И обратил свои взгляды на миниатюрную — а сам я к тому времени порядочно вымахал и на физкультуре стоял третьим по росту — светленькую Таню из параллельного класса. Нашел повод о чем-то с ней заговорить, отпустил заготовленную шуточку о ком-то из учителей, Таня весело рассмеялась — и я был покорен и отныне на каждой переменке отыскивал ее глазами и старался крутиться где-нибудь поблизости. Но переменка кончалась, и мы снова расходились по своим классам. Необходимо было найти какой-нибудь повод для общения после уроков. Быстро выяснилось, что Таня ходит на занятия нашего драматического кружка, где под руководством двух студентов театрального института готовится постановка по роману Фадеева «Молодая гвардия». Один из моих одноклассников исполнял в ней роль Сергея Тюленина, и я увязался с ним на репетицию, где с восхищением узрел Таню, изображавшую отважную и решительную Любку Шевцову. Просидел в качестве единственного зрителя до конца репетиции, чем и обратил на себя внимание студентов-режиссеров. Поинтересовались, не хочу ли поучаствовать в постановке, я ответил с воодушевлением — конечно хочу, для того и пришел, а кого играть-то? Выяснилось, что вообще-то осталась только одна свободная роль: гестаповского офицера, который допрашивает и мучает юных молодогвардейцев. На нее пока не нашлось желающих… Но я в тот момент согласился бы самого Гитлера сыграть или даже мерзкого Мальчиша-Плохиша с его бочкой варенья и корзиной печенья — лишь бы на одной сцене с Таней.

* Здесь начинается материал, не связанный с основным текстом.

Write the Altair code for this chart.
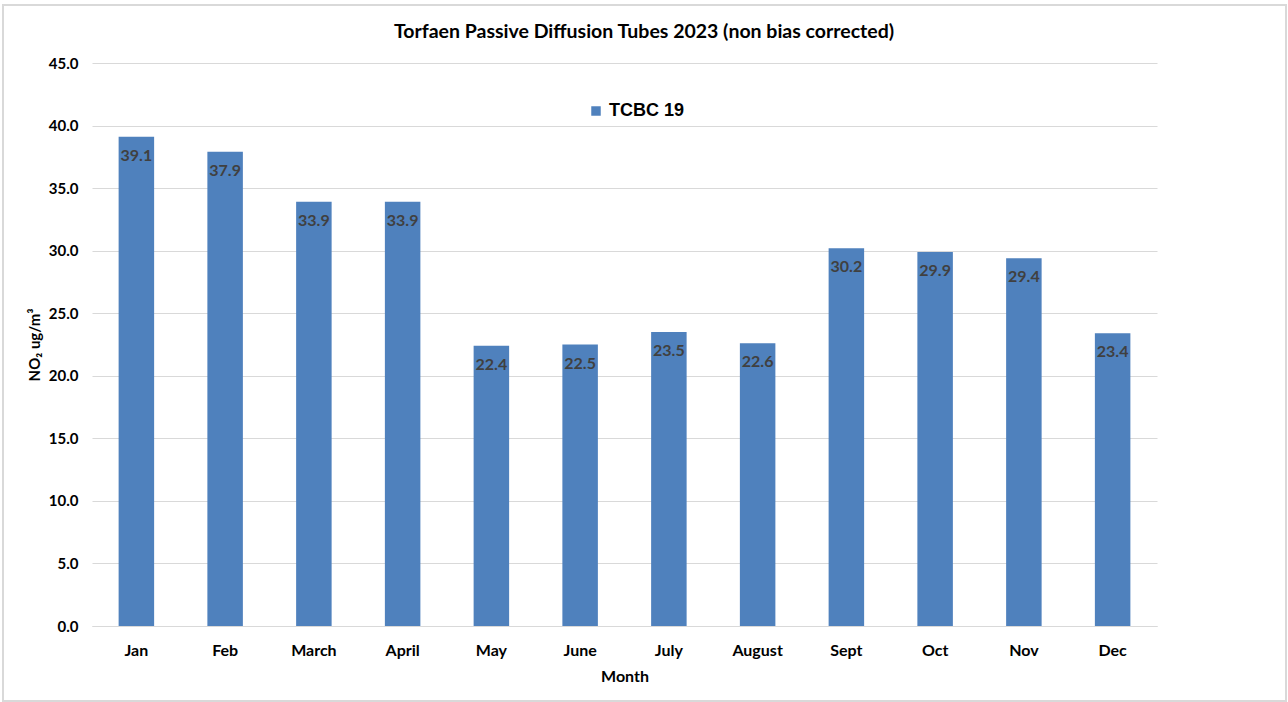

На следующую репетицию я для лучшего вживания в образ принес папины хромовые сапоги и офицерский ремень. Надел их, а из портупеи от ремня соорудил плетку. Этой плеткой я замахивался на презрительно глядящую на меня Любку-Таню (надо признаться, это у нее хорошо получалось) и истошно орал: «Фердамт нох маль, комсомолише швайн!» Таня непроизвольно вздрагивала и сжималась, потом распрямлялась и изображала гордый плевок в мою гестаповскую рожу. Изображать у нее выходило не каждый раз, иногда плевок получался вполне взаправдашний. Я утирался платочком, разглядывал его и произносил зловещим голосом: «Аллее комсомолен расстреляйт. Ахтунг ферфлюхт!» После чего хватал юную героиню за руку и волок за кулисы. На этом, собственно, моя роль заканчивалась.